Dans le fait de rassembler, ne s’agit-il pas tout simplement de se retrouver grâce aux autres, une sorte de mutualisation. C’est ensemble que nous y arriverons. Lors de la cérémonie d’élévation au troisième degré, le premier surveillant qui tente de relever le corps dit « Tout se désuni », cela devient épars. Il fait état de son impuissance, seul il ne peut y arriver. Mais c’est grâce à l’union et aux cinq points parfaits de la maîtrise que nous pouvons à nouveau aller de l’avant. La Maçonnerie ne s’est pas créée seule, il a fallu être plusieurs donc, déjà se rassembler. De même, en loge, il y a plusieurs officiers, ce qui permet une unité. Rassembler ce qui est épars c’est recréer l’unité où elle semble avoir disparu. Rappelons-nous lors de l’initiation au troisième degré, on rentre à reculons, on est plongé dans le noir, il n’y a plus d’officiers, tout semble désuni. Il faut donc réorganiser, reconstruire.

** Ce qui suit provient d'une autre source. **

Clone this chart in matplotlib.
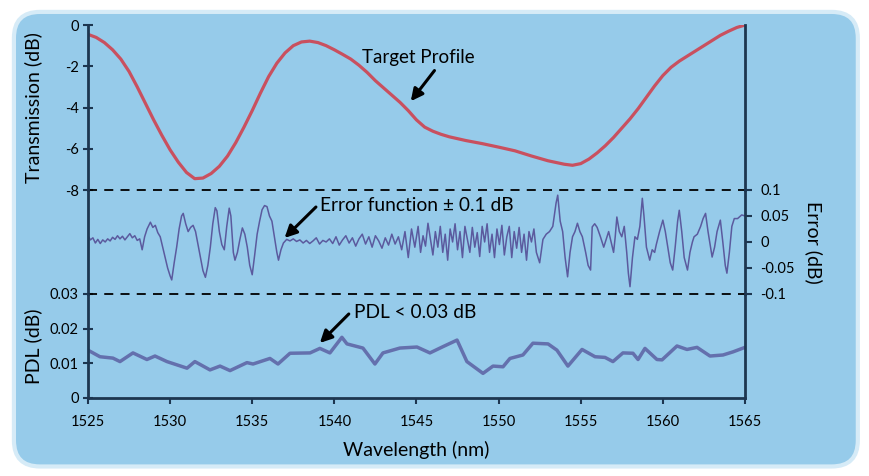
import numpy as np
import matplotlib
matplotlib.use("Agg")
import matplotlib.pyplot as plt
from matplotlib.patches import FancyBboxPatch

plt.rcParams['font.family'] = ['Lato', 'DejaVu Sans']
plt.rcParams['axes.unicode_minus'] = False

# transmission (target profile)
tr_wl = [1525.0, 1525.5, 1526.0, 1526.5, 1527.0, 1527.5, 1528.0, 1528.5, 1529.0, 1529.5,
         1530.0, 1530.5, 1531.0, 1531.5, 1532.0, 1532.5, 1533.0, 1533.5, 1534.0, 1534.5,
         1535.0, 1535.5, 1536.0, 1536.5, 1537.0, 1537.5, 1538.0, 1538.5, 1539.0, 1539.5,
         1540.0, 1540.5, 1541.0, 1541.5, 1542.0, 1542.5, 1543.0, 1543.5, 1544.0, 1544.5,
         1545.0, 1545.5, 1546.0, 1546.5, 1547.0, 1548.0, 1549.0, 1550.0, 1551.0, 1552.0,
         1553.0, 1554.0, 1554.5, 1555.0, 1555.5, 1556.0, 1556.5, 1557.0, 1557.5, 1558.0,
         1558.5, 1559.0, 1559.5, 1560.0, 1560.5, 1561.0, 1561.5, 1562.0, 1562.5, 1563.0,
         1563.5, 1564.0, 1564.5, 1565.0]
tr_db = [-0.45, -0.6, -0.85, -1.2, -1.65, -2.25, -3.0, -3.8, -4.6, -5.35,
         -6.05, -6.65, -7.15, -7.45, -7.42, -7.2, -6.85, -6.35, -5.7, -4.95,
         -4.15, -3.3, -2.5, -1.85, -1.35, -1.0, -0.82, -0.78, -0.85, -1.0,
         -1.2, -1.42, -1.65, -1.95, -2.3, -2.7, -3.05, -3.4, -3.75, -4.15,
         -4.6, -4.95, -5.15, -5.3, -5.42, -5.6, -5.75, -5.92, -6.1, -6.35,
         -6.58, -6.75, -6.8, -6.72, -6.5, -6.2, -5.85, -5.45, -5.0, -4.55,
         -4.05, -3.5, -2.95, -2.45, -2.05, -1.75, -1.5, -1.25, -1.0, -0.75,
         -0.5, -0.3, -0.12, 0.0]

# error function
err_wl = [1525.0, 1525.15, 1525.3, 1525.45, 1525.6, 1525.75, 1525.9, 1526.05, 1526.2, 1526.35,
          1526.5, 1526.65, 1526.8, 1526.95, 1527.1, 1527.25, 1527.4, 1527.55, 1527.7, 1527.85,
          1528.0, 1528.15, 1528.3, 1528.45, 1528.6, 1528.8, 1528.95, 1529.1, 1529.25, 1529.4,
          1529.55, 1529.7, 1529.85, 1530.0, 1530.1, 1530.25, 1530.4, 1530.55, 1530.7, 1530.8,
          1530.95, 1531.1, 1531.25, 1531.4, 1531.55, 1531.7, 1531.85, 1532.0, 1532.15, 1532.3,
          1532.45, 1532.6, 1532.75, 1532.85, 1533.0, 1533.15, 1533.3, 1533.45, 1533.6, 1533.7,
          1533.85, 1533.95, 1534.1, 1534.25, 1534.4, 1534.55, 1534.7, 1534.85, 1535.0, 1535.15,
          1535.3, 1535.45, 1535.6, 1535.75, 1535.9, 1536.05, 1536.2, 1536.35, 1536.5, 1536.6,
          1536.75, 1536.9, 1537.1, 1537.3, 1537.5, 1537.7, 1537.9, 1538.1, 1538.3, 1538.5,
          1538.7, 1538.9, 1539.1, 1539.3, 1539.5, 1539.7, 1539.9, 1540.1, 1540.3, 1540.5,
          1540.7, 1540.9, 1541.1, 1541.3, 1541.5, 1541.7, 1541.9, 1542.1, 1542.3, 1542.5,
          1542.7, 1542.9, 1543.1, 1543.3, 1543.5, 1543.7, 1543.9, 1544.1, 1544.3, 1544.5,
          1544.7, 1544.9, 1545.1, 1545.25, 1545.4, 1545.55, 1545.7, 1545.85, 1546.0, 1546.15,
          1546.3, 1546.45, 1546.6, 1546.75, 1546.9, 1547.05, 1547.2, 1547.35, 1547.5, 1547.65,
          1547.8, 1547.95, 1548.1, 1548.25, 1548.4, 1548.55, 1548.7, 1548.85, 1549.0, 1549.15,
          1549.3, 1549.45, 1549.6, 1549.75, 1549.9, 1550.05, 1550.2, 1550.35, 1550.5, 1550.65,
          1550.8, 1550.95, 1551.1, 1551.25, 1551.4, 1551.55, 1551.7, 1551.85, 1552.0, 1552.15,
          1552.3, 1552.5, 1552.7, 1552.9, 1553.1, 1553.3, 1553.5, 1553.6, 1553.75, 1553.9,
          1554.05, 1554.2, 1554.35, 1554.5, 1554.65, 1554.8, 1554.95, 1555.1, 1555.3, 1555.45,
          1555.6, 1555.7, 1555.85, 1556.0, 1556.2, 1556.4, 1556.55, 1556.7, 1556.85, 1557.0,
          1557.1, 1557.2, 1557.35, 1557.5, 1557.65, 1557.8, 1557.9, 1558.0, 1558.15, 1558.3,
          1558.45, 1558.6, 1558.75, 1558.85, 1559.0, 1559.2, 1559.35, 1559.5, 1559.6, 1559.8,
          1560.0, 1560.15, 1560.3, 1560.45, 1560.6, 1560.75, 1560.9, 1561.0, 1561.15, 1561.3,
          1561.5, 1561.65, 1561.8, 1561.9, 1562.1, 1562.3, 1562.45, 1562.6, 1562.75, 1562.9,
          1563.0, 1563.15, 1563.3, 1563.5, 1563.65, 1563.8, 1563.9, 1564.05, 1564.2, 1564.35,
          1564.55, 1564.8, 1565.0]
err_db = [0.012, 0.004, 0.008, -0.002, 0.005, -0.003, 0.004, 0.0, 0.006, 0.002,
          0.009, 0.005, 0.012, 0.006, 0.011, 0.004, 0.01, 0.016, 0.008, 0.012,
          0.003, 0.006, -0.015, 0.01, 0.025, 0.038, 0.028, 0.032, 0.018, 0.01,
          -0.01, -0.03, -0.05, -0.065, -0.073, -0.04, -0.01, 0.025, 0.05, 0.055,
          0.035, 0.02, 0.028, 0.032, 0.02, -0.005, -0.03, -0.055, -0.068, -0.045,
          -0.01, 0.035, 0.066, 0.06, 0.02, -0.005, -0.015, 0.03, 0.065, 0.05,
          -0.02, -0.035, -0.02, 0.005, 0.027, 0.015, -0.01, -0.045, -0.063, -0.025,
          0.015, 0.04, 0.062, 0.07, 0.068, 0.05, 0.04, 0.01, -0.02, -0.035,
          -0.015, -0.002, 0.005, 0.002, 0.006, 0.001, 0.004, -0.002, 0.003, -0.003,
          0.002, 0.008, -0.004, 0.003, 0.0, 0.006, -0.003, 0.01, -0.006, 0.004,
          0.012, -0.002, 0.008, -0.008, 0.006, 0.015, -0.004, 0.01, -0.01, 0.012,
          0.002, -0.012, 0.008, -0.006, 0.015, -0.004, 0.01, -0.015, 0.02, -0.03,
          0.025, -0.01, 0.03, -0.02, 0.012, -0.008, 0.036, 0.005, -0.025, 0.02,
          -0.01, 0.03, -0.02, 0.015, -0.035, 0.025, 0.0, 0.035, -0.015, 0.02,
          -0.03, 0.03, 0.005, -0.02, 0.028, -0.01, 0.018, -0.028, 0.03, 0.0,
          0.035, -0.02, 0.015, -0.03, 0.025, -0.005, 0.032, -0.025, 0.01, 0.03,
          -0.03, 0.02, -0.012, 0.028, -0.02, 0.015, -0.035, 0.02, 0.0, 0.025,
          -0.02, -0.04, 0.005, 0.015, 0.02, 0.03, 0.075, 0.09, 0.04, 0.02,
          -0.03, -0.067, -0.02, 0.01, 0.02, 0.036, 0.02, 0.01, -0.02, -0.045,
          -0.054, 0.029, 0.035, 0.028, 0.01, -0.01, 0.005, 0.02, 0.0, -0.02,
          0.01, 0.048, 0.02, 0.01, 0.03, -0.02, -0.06, -0.086, -0.03, 0.01,
          0.005, 0.03, 0.084, 0.05, -0.01, -0.035, -0.015, -0.02, -0.005, 0.02,
          0.042, 0.02, -0.01, -0.04, -0.054, -0.01, 0.04, 0.061, 0.02, -0.03,
          -0.054, -0.02, 0.0, 0.01, 0.015, 0.03, 0.045, 0.055, 0.02, -0.01,
          -0.029, -0.01, 0.02, 0.042, 0.0, -0.045, -0.06, -0.02, 0.03, 0.045,
          0.045, 0.052, 0.05]

# polarisation dependent loss
pdl_wl = [1525.0, 1525.73, 1526.52, 1526.95, 1527.74, 1528.59, 1529.08, 1529.81, 1531.03, 1531.51,
          1532.43, 1533.04, 1533.65, 1534.68, 1535.05, 1536.08, 1536.57, 1537.3, 1538.52, 1539.12,
          1539.73, 1540.46, 1540.77, 1541.74, 1542.47, 1542.96, 1543.99, 1545.03, 1545.82, 1546.61,
          1547.47, 1548.07, 1549.05, 1549.66, 1550.27, 1550.69, 1551.48, 1552.09, 1553.01, 1553.55,
          1554.22, 1555.08, 1555.87, 1556.48, 1556.96, 1557.57, 1558.18, 1558.49, 1558.91, 1559.64,
          1559.95, 1560.86, 1561.47, 1562.08, 1562.87, 1563.66, 1564.27, 1565.0]
pdl_db = [0.0138, 0.0119, 0.0115, 0.0105, 0.013, 0.0111, 0.0121, 0.0105, 0.0086, 0.0105,
          0.0081, 0.0092, 0.0079, 0.0102, 0.0098, 0.0114, 0.0098, 0.0129, 0.013, 0.0143,
          0.013, 0.0175, 0.0156, 0.0144, 0.0098, 0.013, 0.0144, 0.0147, 0.013, 0.0148,
          0.0167, 0.0105, 0.0071, 0.0092, 0.009, 0.0114, 0.0124, 0.0158, 0.0156, 0.0138,
          0.0092, 0.014, 0.0119, 0.0117, 0.0105, 0.013, 0.0129, 0.0111, 0.0143, 0.0111,
          0.011, 0.015, 0.014, 0.0146, 0.0121, 0.0124, 0.0133, 0.0146]

x_ticks = [1525, 1530, 1535, 1540, 1545, 1550, 1555, 1560, 1565]
tr_ticks = [0, -2, -4, -6, -8]
err_ticks = [0.1, 0.05, 0, -0.05, -0.1]
err_labels = ["0.1", "0.05", "0", "-0.05", "-0.1"]
pdl_ticks = [0, 0.01, 0.02, 0.03]
pdl_labels = ["0", "0.01", "0.02", "0.03"]

bg = '#96cbea'
spine_c = '#1d3650'

fig = plt.figure(figsize=(8.7, 4.76), dpi=100)
fig.patch.set_facecolor('white')
frame = FancyBboxPatch((0.016, 0.02), 0.97, 0.955, boxstyle="round,pad=0,rounding_size=0.03",
                       transform=fig.transFigure, facecolor=bg, edgecolor='#d6ebf7', lw=3,
                       mutation_aspect=870 / 476, zorder=-5)
fig.patches.append(frame)

left, width = 0.1011, 0.7552
ax1 = fig.add_axes([left, 0.6008, width, 0.3466])
ax2 = fig.add_axes([left, 0.3824, width, 0.2185])
ax3 = fig.add_axes([left, 0.1639, width, 0.2185])

for ax in (ax1, ax2, ax3):
    ax.patch.set_visible(False)
    ax.set_zorder(1)
    ax.set_xlim(1525, 1565)
    for s in ax.spines.values():
        s.set_visible(False)
    for side in ('left', 'right'):
        ax.spines[side].set_visible(True)
        ax.spines[side].set_color(spine_c)
        ax.spines[side].set_linewidth(2)
    ax.tick_params(axis='x', bottom=False, labelbottom=False)
    ax.tick_params(labelsize=10.5, colors='black')
    ax.tick_params(axis='y', color=spine_c, width=1.5)

# top panel
ax1.plot(tr_wl, tr_db, color='#c9505f', lw=2.3, solid_joinstyle='round')
ax1.set_ylim(-8, 0)
ax1.set_yticks(tr_ticks)
ax1.set_yticklabels([str(t) for t in tr_ticks])
ax1.tick_params(axis='y', direction='inout', length=7, pad=3, right=False)
ax1.axhline(-8, color='black', ls=(0, (5, 4)), lw=1.3, clip_on=False)
ax1.set_ylabel("Transmission (dB)", fontsize=14)
ax1.yaxis.set_label_coords(-0.07, 0.5)
ax1.annotate("", xy=(1544.55, -3.8), xytext=(1546.2, -2.1),
             arrowprops=dict(arrowstyle='-|>', color='black', lw=2.2, mutation_scale=18))
ax1.text(1545.1, -1.55, "Target Profile", fontsize=13.5, ha='center', va='center')

# middle panel
ax2.plot(err_wl, err_db, color='#5b5a9e', lw=1.1, solid_joinstyle='round')
ax2.set_ylim(-0.1, 0.1)
ax2.yaxis.tick_right()
ax2.set_yticks(err_ticks)
ax2.set_yticklabels(err_labels)
ax2.tick_params(axis='y', direction='out', length=5, pad=6)
ax2.text(1.105, 0.5, "Error (dB)", transform=ax2.transAxes, fontsize=14,
         rotation=-90, ha='center', va='center')
ax2.annotate("", xy=(1536.85, 0.004), xytext=(1539.0, 0.071),
             arrowprops=dict(arrowstyle='-|>', color='black', lw=2.2, mutation_scale=18))
ax2.text(1539.15, 0.071, "Error function \u00b1 0.1 dB", fontsize=13.8, ha='left', va='center')

# bottom panel
ax3.plot(pdl_wl, pdl_db, color='#6470ad', lw=2.5, solid_joinstyle='round')
ax3.set_ylim(0, 0.03)
ax3.set_yticks(pdl_ticks)
ax3.set_yticklabels(pdl_labels)
ax3.tick_params(axis='y', direction='inout', length=7, pad=3, right=False)
ax3.axhline(0.03, color='black', ls=(0, (5, 4)), lw=1.3, clip_on=False)
ax3.spines['bottom'].set_visible(True)
ax3.spines['bottom'].set_color(spine_c)
ax3.spines['bottom'].set_linewidth(2)
ax3.set_xticks(x_ticks)
ax3.set_xticklabels([str(t) for t in x_ticks])
ax3.tick_params(axis='x', bottom=True, labelbottom=True, direction='out', length=4,
                width=1.5, color=spine_c, pad=8)
ax3.set_xlabel("Wavelength (nm)", fontsize=14, labelpad=9)
ax3.set_ylabel("PDL (dB)", fontsize=14)
ax3.yaxis.set_label_coords(-0.07, 0.5)
ax3.annotate("", xy=(1539.0, 0.0153), xytext=(1541.0, 0.0248),
             arrowprops=dict(arrowstyle='-|>', color='black', lw=2.2, mutation_scale=18))
ax3.text(1541.2, 0.0248, "PDL < 0.03 dB", fontsize=13.8, ha='left', va='center')

fig.savefig("out.png", dpi=100, facecolor=fig.get_facecolor())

N’est-ce pas non plus un message pour essayer de comprendre et de rassembler ce que l’on a appris et d’en faire une synthèse :

  • L’apprenti écoute et observe. Il a un rôle passif.
  • Le compagnon cherche, voyage, s’instruit. Il a un rôle actif.
  • Le maître réalise des plans, il construit, il met en place, il rassemble les expériences et les connaissances de l’apprenti et du compagnon. Cependant, il n’est ni actif, ni passif : il pense.

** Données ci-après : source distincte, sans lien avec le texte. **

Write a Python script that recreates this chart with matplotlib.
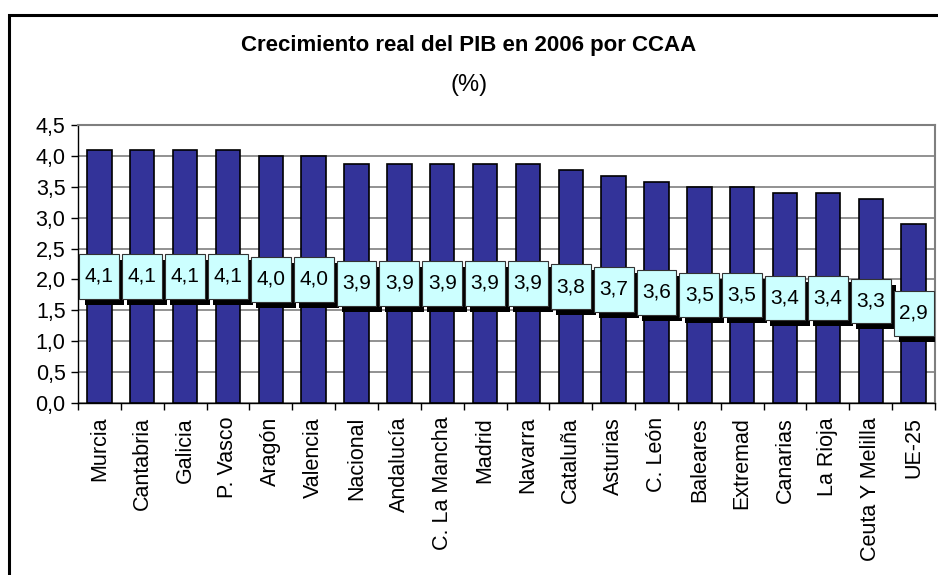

Mais qu’est-ce qui est épars ? La connaissance ? Mais quelle connaissance ? Elle évolue sans cesse. Ce n’est pas un puzzle classique où il suffit d’emboîter les pièces que l’on trouve, encore faudrait-il toutes les trouver. Les pièces évoluent, on s’en approche puis on s’en éloigne car ce qui semble être trouvé se transforme et amène à se poser une autre question. C’est une quête sans fin.

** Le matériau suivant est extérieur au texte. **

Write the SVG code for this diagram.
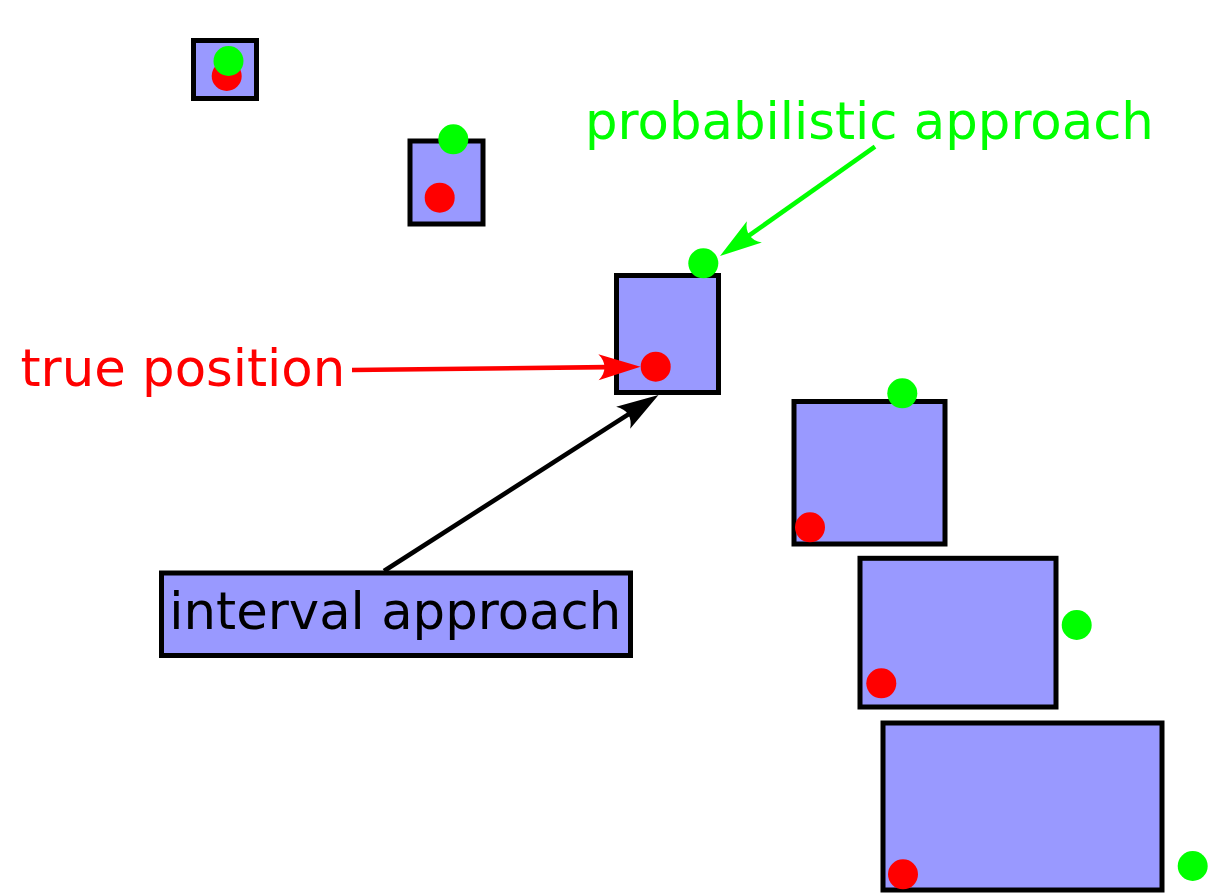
<svg xmlns="http://www.w3.org/2000/svg" width="1211" height="893" viewBox="0 0 1211 893">
<style>
.box{fill:#9999ff;stroke:#000;stroke-width:5}
.g{fill:#00ff00}
.r{fill:#ff0000}
.lbl{font-family:"DejaVu Sans",Verdana,sans-serif;font-size:51.3px}
.conn{fill:none;stroke-width:4.6}
</style>
<defs>
<marker id="ar" markerUnits="userSpaceOnUse" orient="auto" refX="0" refY="0" markerWidth="80" markerHeight="80" viewBox="-20 -40 80 80" overflow="visible"><path d="M34,0 L-8,-13 C0,-5 0,5 -8,13 Z" fill="#ff0000"/></marker>
<marker id="ag" markerUnits="userSpaceOnUse" orient="auto" refX="0" refY="0" markerWidth="80" markerHeight="80" viewBox="-20 -40 80 80" overflow="visible"><path d="M34,0 L-8,-13 C0,-5 0,5 -8,13 Z" fill="#00ff00"/></marker>
<marker id="ak" markerUnits="userSpaceOnUse" orient="auto" refX="0" refY="0" markerWidth="80" markerHeight="80" viewBox="-20 -40 80 80" overflow="visible"><path d="M34,0 L-8,-13 C0,-5 0,5 -8,13 Z" fill="#000"/></marker>
</defs>
<rect width="1211" height="893" fill="#fff"/>
<g id="box1"><rect class="box" x="193.5" y="40.5" width="63" height="58"/><circle class="r" cx="226.7" cy="76" r="15"/><circle class="g" cx="228.5" cy="61" r="15"/></g>
<g id="box2"><rect class="box" x="410" y="141" width="73" height="83"/><circle class="r" cx="439.7" cy="197.7" r="15"/><circle class="g" cx="453.3" cy="139.3" r="15"/></g>
<g id="box3"><rect class="box" x="616.5" y="275.5" width="102" height="117"/><circle class="r" cx="655.7" cy="366.7" r="15"/><circle class="g" cx="703.3" cy="263.3" r="15"/></g>
<g id="box4"><rect class="box" x="794" y="401.5" width="151" height="142.5"/><circle class="r" cx="810" cy="527.3" r="15"/><circle class="g" cx="902.3" cy="393.3" r="15"/></g>
<g id="box5"><rect class="box" x="860" y="558.3" width="196" height="148.7"/><circle class="r" cx="881.3" cy="683.3" r="15"/><circle class="g" cx="1076.7" cy="625" r="15"/></g>
<g id="box6"><rect class="box" x="883" y="723" width="279" height="167"/><circle class="r" cx="903" cy="874.3" r="15"/><circle class="g" cx="1192.7" cy="866" r="15"/></g>
<g id="label-true"><text class="lbl" x="20.5" y="386" fill="#ff0000">true position</text></g>
<g id="label-prob"><text class="lbl" x="585" y="139" fill="#00ff00">probabilistic approach</text></g>
<g id="label-interval"><rect class="box" x="161.5" y="573" width="469" height="82.5"/><text class="lbl" x="169.3" y="628.5" fill="#000">interval approach</text></g>
<g id="connectors">
<line class="conn" x1="352" y1="370" x2="606.5" y2="367.1" stroke="#ff0000" marker-end="url(#ar)"/>
<line class="conn" x1="875" y1="146.7" x2="747.8" y2="236.4" stroke="#00ff00" marker-end="url(#ag)"/>
<line class="conn" x1="384" y1="571" x2="629.9" y2="413.4" stroke="#000" marker-end="url(#ak)"/>
</g>
</svg>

Dans les divers degrés d’instruction, le maçon découvre de nouveaux symboles, donc de nouvelles pièces mais il se rend compte également que chaque symbole peut avoir plusieurs sens. Ainsi, son regard d’apprenti, de compagnon ou de maître n’est pas le même. Dans la vie profane, il en est de même : les diverses expériences et connaissances acquises nous font jeter un regard différent sur la vie.

Mais ne serait-ce pas plutôt l’être humain qui est épars car en prenant la main du corps qu’il tente de relever, le 1er surveillant s’écrie « Tout se désuni ».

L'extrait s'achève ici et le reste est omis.